Photo by Josh Blaylock.

Via the Morning News, we see a new design for what the future of Fair Park could look like: much more green space and far less acreage devoted to parking, for one.

The plan, grandly dubbed “Fair Park :The Reinvigoration of a National Treasure,” comes from the University of Texas at Arlington’s Institute of Urban Studies and was financially supported by the Foundation for Community Empowerment. That organization’s chief backer, former Trammell Crow chairman Don Williams, was also the force behind last year’s Di Mambro Plan, which also sought to put more “park” into Fair Park by limiting the space used by the State Fair of Texas.

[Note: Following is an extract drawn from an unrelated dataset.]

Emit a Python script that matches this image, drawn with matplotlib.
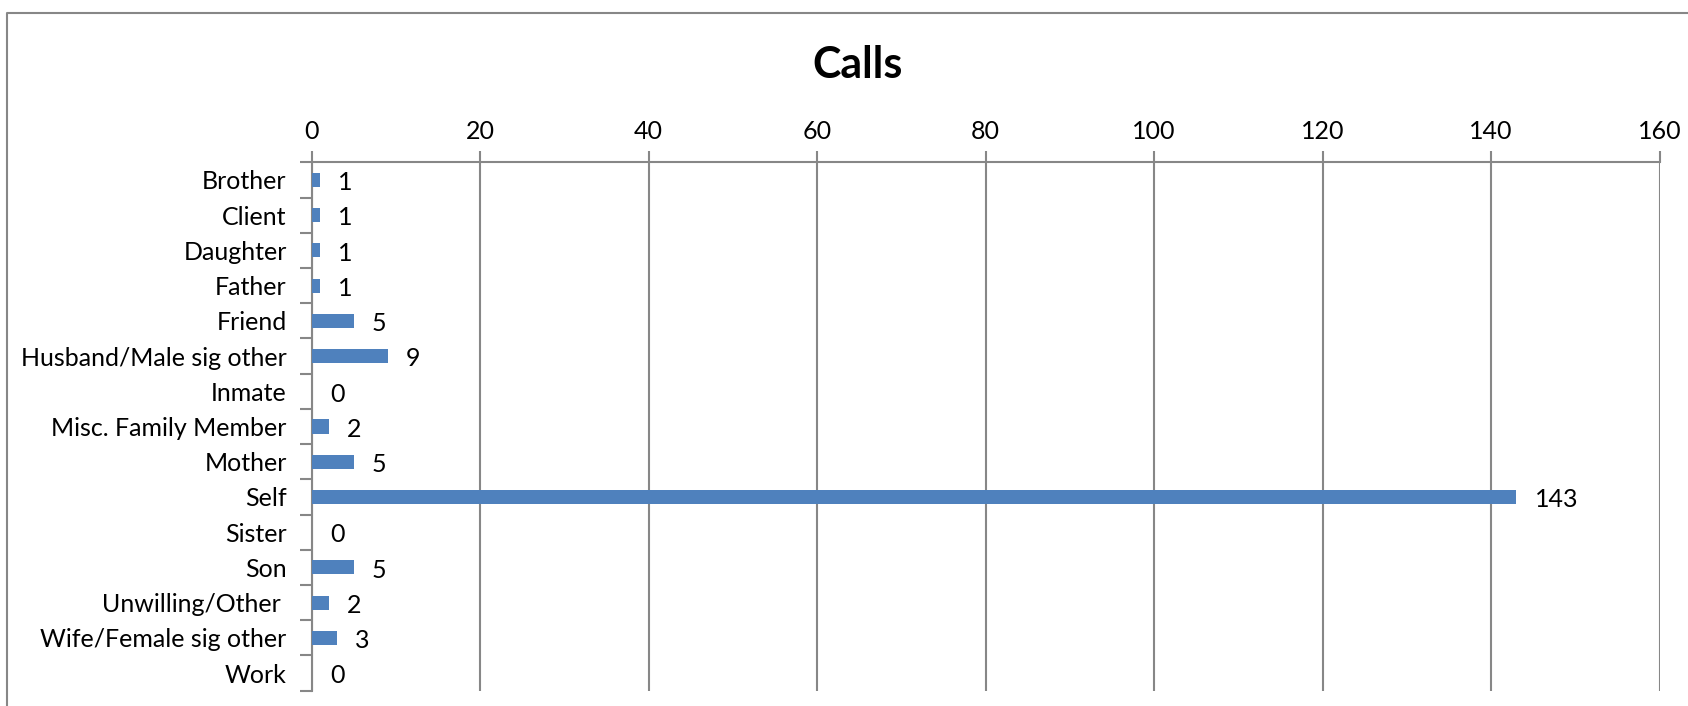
import matplotlib.pyplot as plt
from matplotlib.lines import Line2D
import numpy as np

categories = ['Brother', 'Client', 'Daughter', 'Father', 'Friend',
              'Husband/Male sig other', 'Inmate', 'Misc. Family Member',
              'Mother', 'Self', 'Sister', 'Son', 'Unwilling/Other ',
              'Wife/Female sig other', 'Work']
calls = [1, 1, 1, 1, 5, 9, 0, 2, 5, 143, 0, 5, 2, 3, 0]
x_ticks = [0, 20, 40, 60, 80, 100, 120, 140, 160]

plt.rcParams['font.family'] = ['Lato', 'DejaVu Sans']

W, H = 1688, 706
fig = plt.figure(figsize=(W / 100, H / 100), dpi=100)
ax = fig.add_axes([311.7 / W, 15.3 / H, 1348 / W, 528.4 / H])

grey = '#878787'
pos = np.arange(len(categories))
bars = ax.barh(pos, calls, height=0.4, color='#4F81BD', zorder=3)
labels = ax.bar_label(bars, labels=[str(v) for v in calls], padding=13,
                      fontsize=18)
for t in labels:
    t.xyann = (13, -2)

ax.set_xlim(0, 160)
ax.set_ylim(len(categories) - 0.5, -0.5)
ax.set_xticks(x_ticks)
ax.xaxis.tick_top()
ax.tick_params(axis='x', direction='out', length=8, width=1.5, color=grey,
               labelsize=18, pad=6)
ax.set_yticks(pos)
ax.set_yticklabels(categories)
ax.tick_params(axis='y', which='major', length=0, labelsize=18, pad=18)
ax.set_yticks(np.arange(len(categories) + 1) - 0.5, minor=True)
ax.tick_params(axis='y', which='minor', direction='out', length=9, width=1.5,
               color=grey)
ax.grid(axis='x', color=grey, linewidth=1.5, zorder=0)

for s in ['right', 'bottom']:
    ax.spines[s].set_visible(False)
for s in ['left', 'top']:
    ax.spines[s].set_color(grey)
    ax.spines[s].set_linewidth(1.5)

fig.text(858 / W, 1 - 78 / H, 'Calls', ha='center', va='baseline',
         fontsize=31, fontweight='bold')

# outer chart frame (only top and left edges fall inside the picture)
fig.add_artist(Line2D([7 / W, 7 / W, 1.0], [0, 1 - 13 / H, 1 - 13 / H],
                      transform=fig.transFigure, color=grey, linewidth=1.5))

fig.savefig('out.png', dpi=100)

The key recommendations from the UTA plan are:

  • “Take the Fence Down” — as in better connect Fair Park to the neighborhoods to surround it by not walling it off.
  • Connect Fair Park to downtown by running D-Link and/or an extension of the McKinney Avenue trolley to it.
  • Turn most of the existing concrete parking lots into green space and provide parking instead in four different garages that (the plan says) could house more than 17,000 spaces (which would be more parking than is there now.)
  • Turn the Old Mill Inn into a visitors center and (having successfully remade Fair Park as a viable, year-round attraction) “use increase visitor dollars too offset costs of future reinvigoration phases.”

Sounds pretty good. Now, how will we pay for it and who’s going to run the place, and will the State Fair of Texas put up with having its space limited? All good questions.

Oh, and can you spot the D Magazine photo UTA appropriated for its study?